Since Catherine Cortez Masto was elected to the U.S. Senate in 2016, governor is the only major elective post in Nevada never held by a woman.

But Giunchigliani says people should vote for her, simply put, because she’s the best qualified candidate.

She spent 16 years in the Nevada Assembly, nearly all of that time as a member of the Ways and Means Committee that builds the state budget. She was vice chairman of that committee.

She followed that with a dozen years on the Clark County Commission. Before that, she was president of the state teachers union for four years and was a special education teacher in middle school for some 20 years. As union president, she said, she has been to every school in the state that existed in the early 1990s — including giving the commencement speech to a graduating class of seven in Austin.

To get to the governor’s office, she must first win a hotly contested Democratic primary against fellow Clark County Commissioner Steve Sisolak.

“I’m the best qualified,” she said. “I know the state, I know the government, I respect the institutions.”
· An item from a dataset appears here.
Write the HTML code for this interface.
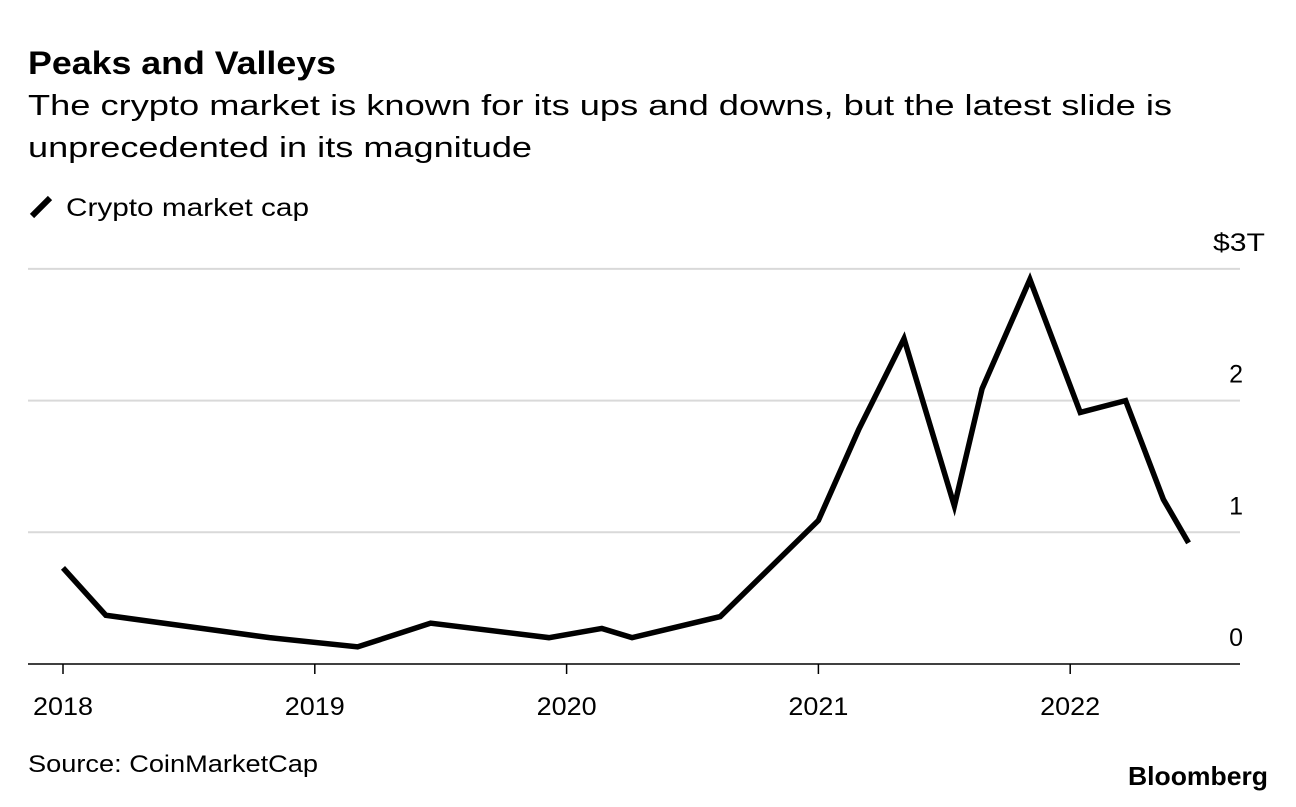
<!DOCTYPE html>
<html><head><meta charset="utf-8"><style>
html,body{margin:0;padding:0;background:#fff;}
body{width:1296px;height:802px;overflow:hidden;font-family:"Liberation Sans",sans-serif;color:#000;}
</style></head><body>
<svg width="1296" height="802" xmlns="http://www.w3.org/2000/svg" font-family="Liberation Sans, sans-serif">
<text x="28" y="74" font-size="32" font-weight="bold" textLength="308" lengthAdjust="spacingAndGlyphs">Peaks and Valleys</text>
<text x="28" y="115" font-size="29" textLength="1144" lengthAdjust="spacingAndGlyphs">The crypto market is known for its ups and downs, but the latest slide is</text>
<text x="28" y="157" font-size="29" textLength="504" lengthAdjust="spacingAndGlyphs">unprecedented in its magnitude</text>
<g>
<line x1="32" y1="216" x2="50" y2="198" stroke="#000" stroke-width="6"/>
<text x="66" y="216" font-size="25" textLength="243" lengthAdjust="spacingAndGlyphs">Crypto market cap</text>
</g>
<g id="grid"></g>
<g id="xaxis"></g>
<g id="series"></g>
<text x="28" y="772" font-size="24" textLength="290" lengthAdjust="spacingAndGlyphs">Source: CoinMarketCap</text>
<text x="1128" y="785" font-size="26" font-weight="bold" textLength="140" lengthAdjust="spacingAndGlyphs">Bloomberg</text>
</svg>
<script>
const dates = [2018.0,2018.17,2018.82,2019.17,2019.46,2019.93,2020.14,2020.26,2020.61,2021.0,2021.16,2021.34,2021.54,2021.65,2021.84,2022.04,2022.22,2022.37,2022.47];
const values = [0.73,0.37,0.2,0.13,0.31,0.2,0.27,0.2,0.36,1.09,1.78,2.47,1.2,2.09,2.92,1.91,2.0,1.25,0.92];
const yTicks = [0,1,2,3];
const yTickLabels = ["0","1","2","$3T"];
const xTicks = [2018,2019,2020,2021,2022];
const xTickLabels = ["2018","2019","2020","2021","2022"];
const NS = "http://www.w3.org/2000/svg";
function xs(v){return 63 + (v-2018)*251.8;}
function ys(v){return 664 - v*131.7;}
const grid = document.getElementById('grid');
yTicks.forEach((t,i)=>{
  const l=document.createElementNS(NS,'line');
  l.setAttribute('x1',28);l.setAttribute('x2',1240);
  l.setAttribute('y1',ys(t));l.setAttribute('y2',ys(t));
  l.setAttribute('stroke',t===0?'#000':'#d9d9d9');l.setAttribute('stroke-width',t===0?1.5:2);
  
  
  grid.appendChild(l);
  const tx=document.createElementNS(NS,'text');
  tx.setAttribute('x',t===3?1213:1243);tx.setAttribute('y',ys(t)-18);
  tx.setAttribute('text-anchor',t===3?'start':'end');tx.setAttribute('font-size','25');
  if(t===3){tx.setAttribute('textLength','52');tx.setAttribute('lengthAdjust','spacingAndGlyphs');}
  tx.textContent=yTickLabels[i];
  
  
  grid.appendChild(tx);
});
const xa=document.getElementById('xaxis');
xTicks.forEach((t,i)=>{
  const l=document.createElementNS(NS,'line');
  l.setAttribute('x1',xs(t));l.setAttribute('x2',xs(t));
  l.setAttribute('y1',664);l.setAttribute('y2',674);
  l.setAttribute('stroke','#000');l.setAttribute('stroke-width',1.5);
  
  
  xa.appendChild(l);
  const tx=document.createElementNS(NS,'text');
  tx.setAttribute('x',xs(t));tx.setAttribute('y',715);
  tx.setAttribute('text-anchor','middle');tx.setAttribute('font-size','25');
  tx.setAttribute('textLength','60');tx.setAttribute('lengthAdjust','spacingAndGlyphs');
  tx.textContent=xTickLabels[i];
  
  
  xa.appendChild(tx);
});
const p=document.createElementNS(NS,'polyline');
p.setAttribute('points',dates.map((d,i)=>xs(d)+','+ys(values[i])).join(' '));
p.setAttribute('fill','none');p.setAttribute('stroke','#000');p.setAttribute('stroke-width',5.5);
p.setAttribute('stroke-linejoin','miter');


document.getElementById('series').appendChild(p);
</script>
</body></html>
At the top of her list is fixing Nevada’s 50-year-old public school funding formula — the Nevada Plan. She says the formula needs to be updated so education money gets to the places and programs that need it. That includes putting “categorical funding” set aside for specific programs and outside the formula back inside the formula. With her extensive experience in public education, she said she has the knowledge to fix the system.

Mental health, addiction and poverty are also on her list.

“For mental health, they added money back in the last two sessions but it was never enough,” she said. “They never restored what was cut in the ’80s and ’90s.”

Mental health issues and addiction, she said, leads to poverty and homelessness. She said the key is focusing in the places that truly need it.

She said that ties back to an education system that has to provide training enabling students to get jobs.

“We have to build a pathway from poverty, getting them out of poverty so you’re reframing and shaping rather than just throwing money at it.”

When it comes to economic development, Giunchigliani said she would shift the focus more toward Nevada-based businesses as well as women and minority owned businesses.

“We should be promoting them, championing our moms and pops,” she said. “Why are we not helping them expand?”

She said the state should be identifying businesses and services missing in different parts of the state, especially small, communities, and helping fill those needs. A lot of that, she said, can be done in partnership with local governments, “rather than the state doing it to them.”

Beyond the economic issues, she said, Nevada needs to promote conservation, the arts and culture.

“We need to protect Tahoe, the Rubies, Lamoille, Ichthyosaur,” she said. “We’ve got some jewels here.”

She said state support for the arts also needs to be expanded.

“Arts and culture builds a community,” she said. “Nevada artists, performers and writers, we’ve got a good base but I want to expand that.”

“After I lost Gary, I thought I was done with politics,” she said referring to her husband who was killed a year ago in a car crash. “After I came out of my year-long fog, I felt I still have something to give.”

“I don’t need the job,” she said. “I want it.”

She said she wants to be governor to make Nevada a better place.

She quoted longtime Nevada political consultant Ralph Denton as saying, “there are politicians who want to get things done and politicians who want to be somebody.”

“I want to get things done,” she said.

Giunchigliani said she raised $1 million in just a couple of months after announcing and has 200 or more people show up for events promoting her candidacy — even in heavily Republican Elko.